Good day everyone. Can someone please explain to me. When we are given a data set, do we only have to find duplicates, missing data only or is there something else we look for? Secondly how do you find missing data from a very large data set? Thirdly, on the guided project, is there missing data on googleplay data or applestoredata as of today 12 November because all the rows seem to be the same length?

Hi there!
I’d say it’s up to you how much you want to clean.

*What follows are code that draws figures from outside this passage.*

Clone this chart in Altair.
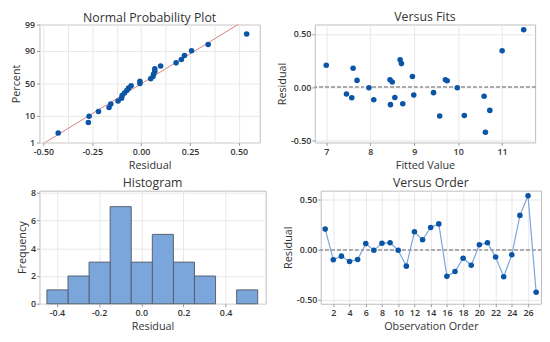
import altair as alt
import pandas as pd
from statistics import NormalDist

# ---- data ----
order = list(range(1, 28))
residual = [0.206, -0.100, -0.064, -0.118, -0.097, 0.061, -0.006, 0.064, 0.070,
            -0.006, -0.164, 0.179, 0.100, 0.222, 0.258, -0.266, -0.218, -0.085,
            -0.155, 0.049, 0.070, -0.073, -0.270, -0.051, 0.343, 0.540, -0.424]
fitted = [7.00, 7.58, 7.46, 8.08, 8.56, 9.75, 7.97, 7.70, 8.45,
          9.98, 8.46, 7.61, 8.96, 8.71, 8.68, 10.14, 10.72, 10.59,
          8.74, 8.50, 9.71, 8.99, 9.58, 9.44, 11.00, 11.49, 10.62]

prob_ticks = [1, 10, 50, 90, 99]
prob_x_grid = [-0.5, -0.375, -0.25, -0.125, 0.0, 0.125, 0.25, 0.375, 0.5]
res_ticks = [-0.5, -0.25, 0.0, 0.25, 0.5]
fit_ticks = [7, 8, 9, 10, 11]
hist_x_ticks = [-0.4, -0.2, 0.0, 0.2, 0.4]
hist_y_ticks = [0, 2, 4, 6, 8]
order_ticks = [2, 4, 6, 8, 10, 12, 14, 16, 18, 20, 22, 24, 26]

df = pd.DataFrame({"Order": order, "Residual": residual, "Fitted": fitted})

PT = "#0B55A6"
FONT = "Open Sans"
MINUS = "\u2212"

nd = NormalDist()
z_ticks = [nd.inv_cdf(p / 100) for p in prob_ticks]
z_lo, z_hi = z_ticks[0], z_ticks[-1]


def fmt(spec):
    return f"replace(format(datum.value, '{spec}'), '{MINUS}', '-')"


def ttl(text, off):
    return alt.TitleParams(text, anchor="middle", frame="group", fontSize=12.5,
                           fontWeight="normal", color="#333333", font=FONT, offset=off)


# ---- Normal probability plot ----
prob_base = (
    alt.Chart(df)
    .transform_window(rank="row_number()", sort=[alt.SortField("Residual")])
    .transform_joinaggregate(n="count()")
    .transform_calculate(z="quantileNormal((datum.rank - 0.3) / (datum.n + 0.4))")
)
px = alt.X("Residual:Q",
           scale=alt.Scale(domain=[-0.52, 0.607], nice=False, zero=False),
           axis=alt.Axis(values=prob_x_grid, title="Residual",
                         labelExpr="abs(datum.value*4 - round(datum.value*4)) < 0.001 ? " + fmt(".2f") + " : ''",
                         tickOpacity={"condition": {"test": "abs(datum.value*4 - round(datum.value*4)) > 0.001", "value": 0}, "value": 1}))
py = alt.Y("z:Q",
           scale=alt.Scale(domain=[z_lo, z_hi], nice=False, zero=False),
           axis=alt.Axis(values=z_ticks, title="Percent", labelPadding=2,
                         labelExpr="format(round(cumulativeNormal(datum.value)*100), 'd')"))
prob_pts = prob_base.mark_circle(size=32, color=PT, opacity=1).encode(x=px, y=py)
prob_line = (
    prob_base.transform_regression(on="z", regression="Residual", extent=[-3, 3])
    .mark_line(color="#D98080", strokeWidth=1, clip=True)
    .encode(x=px, y=py)
)
p1 = alt.layer(prob_line, prob_pts).properties(width=224, height=120, title=ttl("Normal Probability Plot", -4))

# ---- Versus fits ----
fx = alt.X("Fitted:Q", scale=alt.Scale(domain=[6.74, 11.75], nice=False, zero=False),
           axis=alt.Axis(values=fit_ticks, format="d", title="Fitted Value"))
fy = alt.Y("Residual:Q", scale=alt.Scale(domain=[-0.52, 0.59], nice=False, zero=False),
           axis=alt.Axis(values=res_ticks, labelExpr=fmt(".2f"), title="Residual"))
fit_zero = alt.Chart(df).mark_rule(color="#AAAAAA", strokeDash=[3, 3], strokeWidth=1).encode(y=alt.datum(0))
fit_pts = alt.Chart(df).mark_circle(size=32, color=PT, opacity=1).encode(x=fx, y=fy)
p2 = alt.layer(fit_zero, fit_pts).properties(width=224, height=120, title=ttl("Versus Fits", 1))

# ---- Histogram ----
p3 = (
    alt.Chart(df)
    .mark_bar(color="#7BA6DC", stroke="#55606E", strokeWidth=1, binSpacing=0)
    .encode(
        x=alt.X("Residual:Q", bin=alt.Bin(extent=[-0.45, 0.55], step=0.1, nice=False),
                scale=alt.Scale(domain=[-0.483, 0.59], nice=False, zero=False),
                axis=alt.Axis(values=hist_x_ticks, labelExpr=fmt(".1f"), title="Residual")),
        y=alt.Y("count():Q", scale=alt.Scale(domain=[0, 8.15], nice=False),
                axis=alt.Axis(values=hist_y_ticks, format="d", title="Frequency")),
    )
    .properties(width=230, height=115, title=ttl("Histogram", -1))
)

# ---- Versus order ----
ox = alt.X("Order:Q", scale=alt.Scale(domain=[0.45, 27.6], nice=False, zero=False),
           axis=alt.Axis(values=order_ticks, format="d", title="Observation Order"))
oy = alt.Y("Residual:Q", scale=alt.Scale(domain=[-0.54, 0.59], nice=False, zero=False),
           axis=alt.Axis(values=res_ticks, labelExpr=fmt(".2f"), title="Residual"))
ord_zero = alt.Chart(df).mark_rule(color="#AAAAAA", strokeDash=[3, 3], strokeWidth=1).encode(y=alt.datum(0))
ord_line = alt.Chart(df).mark_line(color="#7AA6DA", strokeWidth=1.2).encode(x=ox, y=oy)
ord_pts = alt.Chart(df).mark_circle(size=32, color=PT, opacity=1).encode(x=ox, y=oy)
p4 = alt.layer(ord_zero, ord_line, ord_pts).properties(width=224, height=115, title=ttl("Versus Order", 1))

chart = (
    alt.vconcat(
        alt.hconcat(p1, p2, spacing=15),
        alt.hconcat(p3, p4, spacing=15),
        spacing=6,
    )
    .properties(padding={"left": 2, "top": 0, "right": 0, "bottom": 0})
    .configure_view(stroke="#BDBDBD", strokeWidth=1)
    .configure_axis(
        domain=False,
        grid=True,
        gridColor="#E8E8E8",
        gridWidth=1,
        tickColor="#9A9A9A",
        tickSize=3,
        labelFont=FONT,
        labelFontSize=9,
        labelFontWeight=600,
        labelColor="#333333",
        labelPadding=1,
        labelOverlap=False,
        titleFont=FONT,
        titleFontSize=11,
        titleFontWeight="normal",
        titleColor="#333333",
        titlePadding=3,
    )
    .configure_axisX(labelPadding=2, titlePadding=3)
)

chart.save("out.html", embed_options={"renderer": "svg", "actions": False})
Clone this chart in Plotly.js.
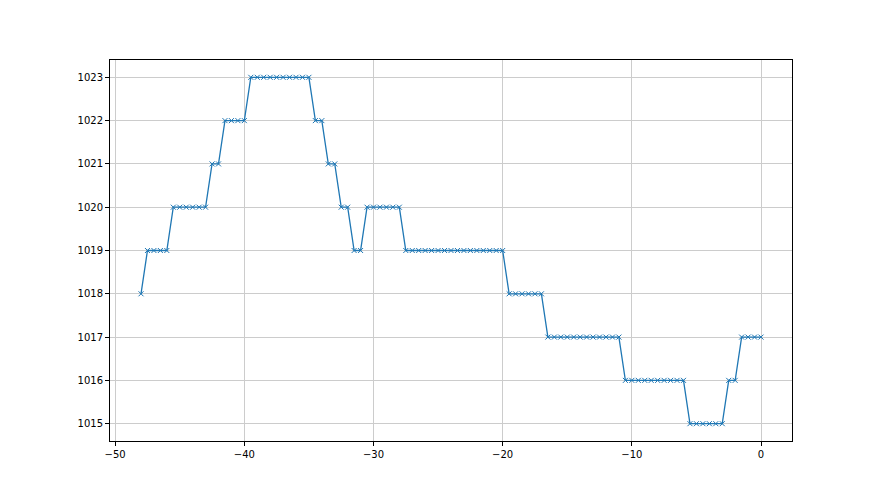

Depending on the data set you may want to:

  • Check if the data is logical or not (for example, if you work on the dataset with some data about the past, there shouldn’t be any dates that are in the future);
  • Unify the format of the data (should it all be upper or lower case, maybe convert some of the data to float, etc);
  • Check if some of the values can be imputed.

For detecting the missing values I would use the pandas isnull() for dataframes or isna() for series, not sure if or how the size of the dataset changes the difficulty of use.

Data cleaning sometimes referred in the data science world as data munging or data wrangling takes up a large part of a data analyst/scientists time. Data cleaning encompasses many different tasks (above and beyond dealing with duplicate and missing data). Here is a good website that explains some of the other tasks involved in data cleaning.

s.matelyte gave a good explanation of finding missing data in a dataset. When the dataset is very large, it can be helpful to visualize where the missing data is. It is not as important to see every missing piece of data as it is to know if the missing data follows a pattern and trying to figure out why these data is missing.

Here is a website that covers many of the topics of missing data visualization that DataQuest covers. Sometimes I find looking at different sources helps me to understand a topic better.

I can check the googleplay and applestoredata for you if you let me know what guided project that is in.